According to the Chief Justice, the process of providing a credible register for the elections is a shared responsibility and not one to be left solely for the EC to do.
The Chief Justice’s comments follow some objections raised by lawyers of the former PNC youth organiser over the credibility of the list presented by the EC.
In their objection, lead lawyer for the plaintiff, Frank Davies, told the Supreme Court that the fifty six thousand figure presented to it could not be right as they knew of more people who registered with NHIS cards in some areas, but were not captured by the EC.
The Supreme Court issued an order on Thursday, June 23, asking the Commission to respond to it in six days with the full list, to enable it bring closure to the matter. On Wednesday, June 30, the document, which is captured on a CD, was submitted at the Supreme Court Registry.
The panel of five judges in issuing the June 23 directive also asked the Commission to provide them with a detailed plan on how they were going to carry out the deletion and re-registration of the same people, who would be affected by the deletion.
They also warned that, they will not allow the Electoral commission to plunge the country into chaos.
Following the events of today [Thursday], the Supreme Court has scheduled Tuesday, 4th July to rule on the case.
The apex court on May 5 2016, asked the Electoral Commission to expunge from the current voters’ register the names of all persons who registered and voted in the 2012 elections, with the NHIS card as a proof of identity.
The ruling followed a suit filed by Abu Ramadan, and one, Evans Nimako, who in 2014 won a lawsuit that barred the use of NHIS cards for registration of potential voters.

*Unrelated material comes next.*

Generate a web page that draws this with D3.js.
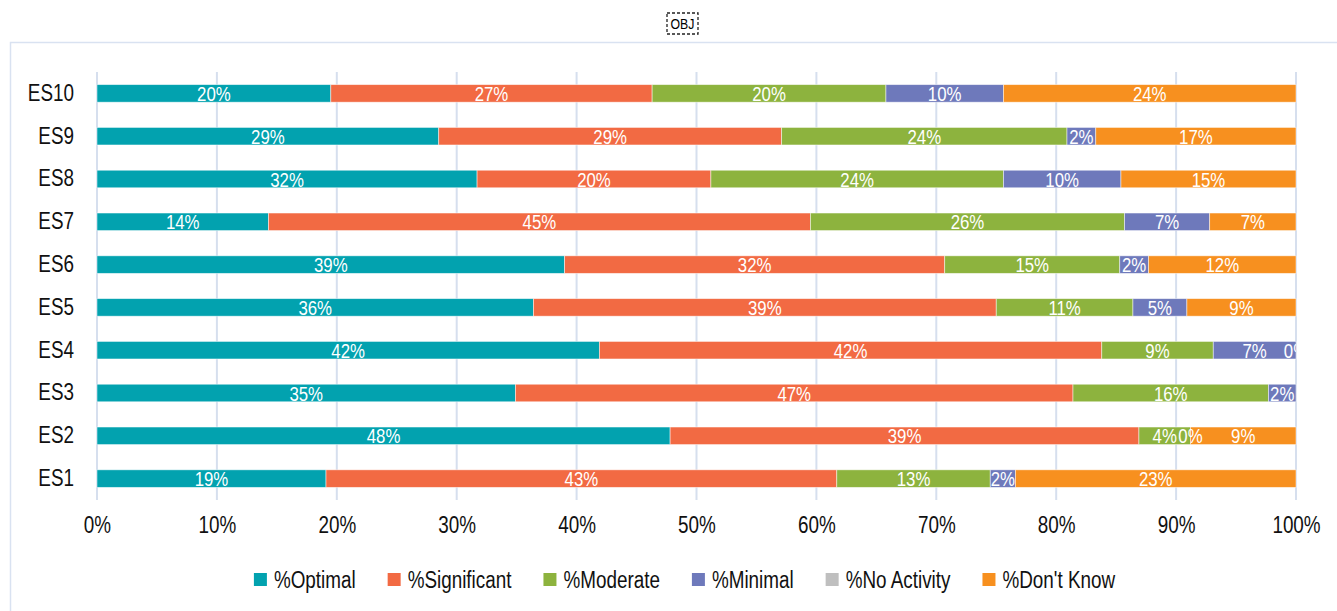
<!DOCTYPE html>
<html>
<head>
<meta charset="utf-8">
<script src="https://cdn.jsdelivr.net/npm/d3@7"></script>
<style>
  body { margin: 0; background: #fff; }
  svg text { font-family: "Liberation Sans", Arial, sans-serif; }
</style>
</head>
<body>
<div id="chart"></div>
<script>
// categories, bottom to top
var categories = ["ES1", "ES2", "ES3", "ES4", "ES5", "ES6", "ES7", "ES8", "ES9", "ES10"];

// series values (percent); null = no label / no segment
var optimal     = [19.1, 47.8, 34.9, 41.9, 36.4, 39.0, 14.3, 31.7, 28.5, 19.5];
var significant = [42.6, 39.1, 46.5, 41.9, 38.6, 31.7, 45.2, 19.5, 28.6, 26.8];
var moderate    = [12.8, 4.3, 16.3, 9.3, 11.4, 14.6, 26.2, 24.4, 23.8, 19.5];
var minimal     = [2.1, 0, 2.3, 6.9, 4.5, 2.4, 7.1, 9.8, 2.4, 9.8];
var noActivity  = [null, null, null, null, null, null, null, null, null, null];
var dontKnow    = [23.4, 8.8, null, 0, 9.1, 12.3, 7.2, 14.6, 16.7, 24.4];

var seriesNames = ["%Optimal", "%Significant", "%Moderate", "%Minimal", "%No Activity", "%Don't Know"];
var seriesColors = ["#02a2af", "#f26a43", "#8db33e", "#6e79bb", "#bfbfbf", "#f7901f"];
var seriesValues = [optimal, significant, moderate, minimal, noActivity, dontKnow];

var xTicks = [0, 10, 20, 30, 40, 50, 60, 70, 80, 90, 100];

var svgWidth = 1337;
var svgHeight = 611;

var margin = { top: 72, right: 41, bottom: 111, left: 97 };
var width = svgWidth - margin.left - margin.right;
var height = svgHeight - margin.top - margin.bottom;

// no narrow font installed: squeeze the glyphs like Arial Narrow
var squeeze = 0.82;
function narrow(sel) {
  sel.each(function() {
    var w = this.getComputedTextLength();
    d3.select(this)
      .attr("textLength", w * squeeze)
      .attr("lengthAdjust", "spacingAndGlyphs");
  });
}

var svg = d3.select("#chart")
  .append("svg")
  .attr("width", svgWidth)
  .attr("height", svgHeight);

// embedded object marker at the top
svg.append("rect")
  .attr("x", 667).attr("y", 13)
  .attr("width", 31).attr("height", 21)
  .attr("fill", "none")
  .attr("stroke", "#222")
  .attr("stroke-width", 1.3)
  .attr("stroke-dasharray", "3,2");
svg.append("text")
  .attr("x", 682.5).attr("y", 29)
  .attr("text-anchor", "middle")
  .style("font-size", "15px")
  .attr("fill", "#000")
  .text("OBJ")
  .call(narrow);

// chart frame (continues past the window)
svg.append("rect")
  .attr("x", 10.5).attr("y", 42.5)
  .attr("width", 1400).attr("height", 700)
  .attr("fill", "none")
  .attr("stroke", "#d9e2f1")
  .attr("stroke-width", 1.5);

var chartGroup = svg.append("g")
  .attr("transform", `translate(${margin.left}, ${margin.top})`);

// scales
var xScale = d3.scaleLinear().domain([0, 100]).range([0, width]);
var yScale = d3.scaleBand()
  .domain(categories.slice().reverse())
  .range([0, height])
  .paddingInner(0.59)
  .paddingOuter(0.295);

// gridlines
chartGroup.append("g")
  .selectAll("line")
  .data(xTicks)
  .enter()
  .append("line")
  .attr("x1", d => xScale(d))
  .attr("x2", d => xScale(d))
  .attr("y1", 0)
  .attr("y2", height)
  .attr("stroke", "#d6dfee")
  .attr("stroke-width", 2);

// stack data
var table = categories.map(function(c, i) {
  var row = { cat: c };
  seriesNames.forEach(function(s, j) { row[s] = seriesValues[j][i] == null ? 0 : seriesValues[j][i]; });
  return row;
});
var stacked = d3.stack().keys(seriesNames)(table);

var layers = chartGroup.selectAll(".layer")
  .data(stacked)
  .enter()
  .append("g")
  .attr("class", "layer")
  .attr("fill", (d, i) => seriesColors[i]);

layers.selectAll("rect")
  .data(d => d.filter((p, i) => seriesValues[stacked.indexOf(d)][i] != null && p[1] > p[0]))
  .enter()
  .append("rect")
  .attr("x", d => xScale(d[0]))
  .attr("y", d => yScale(d.data.cat))
  .attr("width", d => xScale(Math.min(d[1], 100)) - xScale(d[0]))
  .attr("height", yScale.bandwidth())
  .attr("stroke", "rgba(255,255,255,0.6)")
  .attr("stroke-width", 0.8);

// data labels
chartGroup.append("clipPath")
  .attr("id", "plotClip")
  .append("rect")
  .attr("x", -2).attr("y", -10)
  .attr("width", width + 2).attr("height", height + 20);

var labels = [];
stacked.forEach(function(layer, j) {
  layer.forEach(function(p, i) {
    if (seriesValues[j][i] != null) {
      labels.push({ cat: p.data.cat, mid: (p[0] + p[1]) / 2, v: seriesValues[j][i] });
    }
  });
});

chartGroup.append("g")
  .attr("clip-path", "url(#plotClip)")
  .selectAll("text")
  .data(labels)
  .enter()
  .append("text")
  .attr("x", d => xScale(d.mid))
  .attr("y", d => yScale(d.cat) + yScale.bandwidth() / 2)
  .attr("dy", "0.37em")
  .attr("text-anchor", "middle")
  .attr("fill", "#fff")
  .style("font-size", "20.5px")
  .text(d => Math.round(d.v) + "%")
  .call(narrow);

// axes
var bottomAxis = d3.axisBottom(xScale).tickValues(xTicks).tickFormat(d => d + "%").tickSize(0).tickPadding(17);
var leftAxis = d3.axisLeft(yScale).tickSize(0).tickPadding(23);

var xAxisG = chartGroup.append("g")
  .attr("transform", `translate(0, ${height})`)
  .call(bottomAxis);
var yAxisG = chartGroup.append("g").call(leftAxis);

[xAxisG, yAxisG].forEach(function(g) {
  g.select(".domain").remove();
  g.selectAll("text")
    .style("font-size", "23px")
    .attr("fill", "#111")
    .call(narrow);
});

// legend
var legendY = 580;
var legendGap = 32;
var legend = svg.append("g");
var items = legend.selectAll("g")
  .data(seriesNames)
  .enter()
  .append("g");
items.append("rect")
  .attr("width", 13).attr("height", 13)
  .attr("y", legendY - 7)
  .attr("fill", (d, i) => seriesColors[i]);
items.append("text")
  .attr("x", 20)
  .attr("y", legendY)
  .attr("dy", "0.36em")
  .style("font-size", "23px")
  .attr("fill", "#111")
  .text(d => d)
  .call(narrow);

var offset = 0;
items.each(function() {
  var g = d3.select(this);
  g.attr("transform", `translate(${offset}, 0)`);
  offset += 20 + (+g.select("text").attr("textLength")) + legendGap;
});
offset -= legendGap;
legend.attr("transform", `translate(${(257 + 1112) / 2 - offset / 2}, 0)`);
</script>
</body>
</html>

The two, among other reliefs, wanted the current register declared inappropriate for the November polls.
But the EC after studying the ruling said it’s understanding did not suggest the use of any new process to delete the names of those who registered with NHIS cards, since there are already laid down procedures for expunging ineligible names.
The EC’s explanation however angered Mr. Ramadan who felt the Commission was disrespecting the explicit orders of the court.
His position was further strengthened when one of the judges who gave the May 5 ruling, stated categorically that the ruling was clear and unambiguous and that the EC must remove the names of persons who registered with the NHIS card.
He subsequently got the Supreme Court to issue the six-day ultimatum to the Commission.